[Start of SUPPLIED DATA]

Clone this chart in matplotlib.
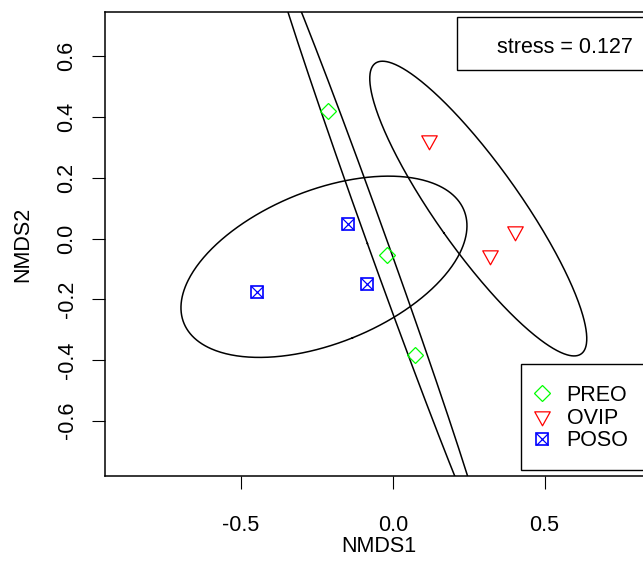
import numpy as np
import matplotlib
matplotlib.use('Agg')
import matplotlib.pyplot as plt
from matplotlib.path import Path
from matplotlib.patches import Rectangle
from matplotlib.lines import Line2D

# ---- data ----
groups = ["PREO", "OVIP", "POSO"]
preo_x = [-0.213, -0.020, 0.073]
preo_y = [0.421, -0.054, -0.384]
ovip_x = [0.120, 0.321, 0.404]
ovip_y = [0.323, -0.053, 0.026]
poso_x = [-0.446, -0.148, -0.086]
poso_y = [-0.176, 0.047, -0.150]
stress = 0.127
conf = 0.95
x_ticks = [-0.5, 0.0, 0.5]
y_ticks = [-0.6, -0.4, -0.2, 0.0, 0.2, 0.4, 0.6]

plt.rcParams['font.family'] = ['Liberation Sans', 'DejaVu Sans']
FS = 15.5

W, H = 643, 564
L, R, T, B = 105, 652, 12, 476
fig = plt.figure(figsize=(W / 100, H / 100), dpi=100)
ax = fig.add_axes([L / W, 1 - B / H, (R - L) / W, (B - T) / H])
ax.set_xlim(-0.948, 0.854)
ax.set_ylim(-0.782, 0.746)


def conf_ellipse(x, y, conf):
    pts = np.column_stack([x, y])
    c = pts.mean(axis=0)
    cov = np.cov(pts.T)
    vals, vecs = np.linalg.eigh(cov)
    vals = np.clip(vals, 0, None)
    scale = np.sqrt(-2 * np.log(1 - conf))
    t = np.linspace(0, 2 * np.pi, 500)
    circ = np.column_stack([np.cos(t), np.sin(t)])
    e = c + scale * (circ * np.sqrt(vals)) @ vecs.T
    return e


for gx, gy in [(preo_x, preo_y), (ovip_x, ovip_y), (poso_x, poso_y)]:
    e = conf_ellipse(gx, gy, conf)
    ax.plot(e[:, 0], e[:, 1], color='black', lw=1.1, zorder=2)

tri = Path([(-1, 0.6), (1, 0.6), (0, -1.2), (-1, 0.6)],
           [Path.MOVETO, Path.LINETO, Path.LINETO, Path.CLOSEPOLY])

mew = 0.9
sty_preo = dict(ls='none', marker='D', ms=7.8, mfc='none', mec='#00ff00', mew=mew)
sty_ovip = dict(ls='none', marker=tri, ms=13.4, mfc='none', mec='#ff0000', mew=mew)
sty_poso_s = dict(ls='none', marker='s', ms=8.5, mfc='none', mec='#0000ff', mew=mew + 0.3)
sty_poso_x = dict(ls='none', marker='x', ms=8.5, mec='#0000ff', mew=mew)

ax.plot(preo_x, preo_y, zorder=3, **sty_preo)
ax.plot(ovip_x, ovip_y, zorder=3, **sty_ovip)
ax.plot(poso_x, poso_y, zorder=3, **sty_poso_s)
ax.plot(poso_x, poso_y, zorder=3, **sty_poso_x)

# axes styling
for sp in ax.spines.values():
    sp.set_linewidth(1.1)
ax.set_xticks(x_ticks)
ax.set_xticklabels([f"{v:.1f}" for v in x_ticks])
ax.set_yticks(y_ticks)
ax.set_yticklabels([f"{v:.1f}" for v in y_ticks])
ax.tick_params(axis='both', direction='out', length=9.3, width=0.8,
               labelsize=FS, colors='black')
ax.tick_params(axis='x', pad=18.5)
ax.tick_params(axis='y', pad=10.5, labelrotation=90)
for lab in ax.get_yticklabels():
    lab.set_va('center')

ax.set_xlabel('NMDS1', fontsize=FS, va='center')
ax.xaxis.set_label_coords(0.5, (B - 547) / (B - T))
ax.set_ylabel('NMDS2', fontsize=FS, va='center')
ax.yaxis.set_label_coords((23 - L) / (R - L), 0.5)


def fx(px):
    return (px - L) / (R - L)


def fy(py):
    return (B - py) / (B - T)


# stress box (top right)
ax.add_patch(Rectangle((fx(457), fy(70)), 0.6, fy(17) - fy(70), transform=ax.transAxes,
                       facecolor='white', edgecolor='black', lw=1.0, zorder=4))
ax.text(fx(497), fy(53.3), f"stress = {stress:.3f}", transform=ax.transAxes,
        ha='left', va='baseline', fontsize=FS, zorder=5)

# group legend (bottom right)
ax.add_patch(Rectangle((fx(520.7), fy(470)), 0.6, fy(364) - fy(470), transform=ax.transAxes,
                       facecolor='white', edgecolor='black', lw=1.0, zorder=4))
h1 = Line2D([], [], **sty_preo)
h2 = Line2D([], [], **sty_ovip)
h3 = (Line2D([], [], **sty_poso_s), Line2D([], [], **sty_poso_x))
leg = ax.legend([h1, h2, h3], groups, loc='center left',
                bbox_to_anchor=(fx(534.2), fy(418)), borderaxespad=0, borderpad=0,
                frameon=False, fontsize=FS, labelspacing=0.09,
                handlelength=0.7, handletextpad=0.81)
leg.set_zorder(6)

fig.savefig('out.png', dpi=100)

[End of SUPPLIED DATA]

Reproduce the listing exactly. Leave its pictures out.

■ WRITTEN SOLUTION
Clone this chart in matplotlib.
import numpy as np
import matplotlib
matplotlib.use('Agg')
import matplotlib.pyplot as plt
from matplotlib.path import Path
from matplotlib.patches import Rectangle
from matplotlib.lines import Line2D

# ---- data ----
groups = ["PREO", "OVIP", "POSO"]
preo_x = [-0.213, -0.020, 0.073]
preo_y = [0.421, -0.054, -0.384]
ovip_x = [0.120, 0.321, 0.404]
ovip_y = [0.323, -0.053, 0.026]
poso_x = [-0.446, -0.148, -0.086]
poso_y = [-0.176, 0.047, -0.150]
stress = 0.127
conf = 0.95
x_ticks = [-0.5, 0.0, 0.5]
y_ticks = [-0.6, -0.4, -0.2, 0.0, 0.2, 0.4, 0.6]

plt.rcParams['font.family'] = ['Liberation Sans', 'DejaVu Sans']
FS = 15.5

W, H = 643, 564
L, R, T, B = 105, 652, 12, 476
fig = plt.figure(figsize=(W / 100, H / 100), dpi=100)
ax = fig.add_axes([L / W, 1 - B / H, (R - L) / W, (B - T) / H])
ax.set_xlim(-0.948, 0.854)
ax.set_ylim(-0.782, 0.746)


def conf_ellipse(x, y, conf):
    pts = np.column_stack([x, y])
    c = pts.mean(axis=0)
    cov = np.cov(pts.T)
    vals, vecs = np.linalg.eigh(cov)
    vals = np.clip(vals, 0, None)
    scale = np.sqrt(-2 * np.log(1 - conf))
    t = np.linspace(0, 2 * np.pi, 500)
    circ = np.column_stack([np.cos(t), np.sin(t)])
    e = c + scale * (circ * np.sqrt(vals)) @ vecs.T
    return e


for gx, gy in [(preo_x, preo_y), (ovip_x, ovip_y), (poso_x, poso_y)]:
    e = conf_ellipse(gx, gy, conf)
    ax.plot(e[:, 0], e[:, 1], color='black', lw=1.1, zorder=2)

tri = Path([(-1, 0.6), (1, 0.6), (0, -1.2), (-1, 0.6)],
           [Path.MOVETO, Path.LINETO, Path.LINETO, Path.CLOSEPOLY])

mew = 0.9
sty_preo = dict(ls='none', marker='D', ms=7.8, mfc='none', mec='#00ff00', mew=mew)
sty_ovip = dict(ls='none', marker=tri, ms=13.4, mfc='none', mec='#ff0000', mew=mew)
sty_poso_s = dict(ls='none', marker='s', ms=8.5, mfc='none', mec='#0000ff', mew=mew + 0.3)
sty_poso_x = dict(ls='none', marker='x', ms=8.5, mec='#0000ff', mew=mew)

ax.plot(preo_x, preo_y, zorder=3, **sty_preo)
ax.plot(ovip_x, ovip_y, zorder=3, **sty_ovip)
ax.plot(poso_x, poso_y, zorder=3, **sty_poso_s)
ax.plot(poso_x, poso_y, zorder=3, **sty_poso_x)

# axes styling
for sp in ax.spines.values():
    sp.set_linewidth(1.1)
ax.set_xticks(x_ticks)
ax.set_xticklabels([f"{v:.1f}" for v in x_ticks])
ax.set_yticks(y_ticks)
ax.set_yticklabels([f"{v:.1f}" for v in y_ticks])
ax.tick_params(axis='both', direction='out', length=9.3, width=0.8,
               labelsize=FS, colors='black')
ax.tick_params(axis='x', pad=18.5)
ax.tick_params(axis='y', pad=10.5, labelrotation=90)
for lab in ax.get_yticklabels():
    lab.set_va('center')

ax.set_xlabel('NMDS1', fontsize=FS, va='center')
ax.xaxis.set_label_coords(0.5, (B - 547) / (B - T))
ax.set_ylabel('NMDS2', fontsize=FS, va='center')
ax.yaxis.set_label_coords((23 - L) / (R - L), 0.5)


def fx(px):
    return (px - L) / (R - L)


def fy(py):
    return (B - py) / (B - T)


# stress box (top right)
ax.add_patch(Rectangle((fx(457), fy(70)), 0.6, fy(17) - fy(70), transform=ax.transAxes,
                       facecolor='white', edgecolor='black', lw=1.0, zorder=4))
ax.text(fx(497), fy(53.3), f"stress = {stress:.3f}", transform=ax.transAxes,
        ha='left', va='baseline', fontsize=FS, zorder=5)

# group legend (bottom right)
ax.add_patch(Rectangle((fx(520.7), fy(470)), 0.6, fy(364) - fy(470), transform=ax.transAxes,
                       facecolor='white', edgecolor='black', lw=1.0, zorder=4))
h1 = Line2D([], [], **sty_preo)
h2 = Line2D([], [], **sty_ovip)
h3 = (Line2D([], [], **sty_poso_s), Line2D([], [], **sty_poso_x))
leg = ax.legend([h1, h2, h3], groups, loc='center left',
                bbox_to_anchor=(fx(534.2), fy(418)), borderaxespad=0, borderpad=0,
                frameon=False, fontsize=FS, labelspacing=0.09,
                handlelength=0.7, handletextpad=0.81)
leg.set_zorder(6)

fig.savefig('out.png', dpi=100)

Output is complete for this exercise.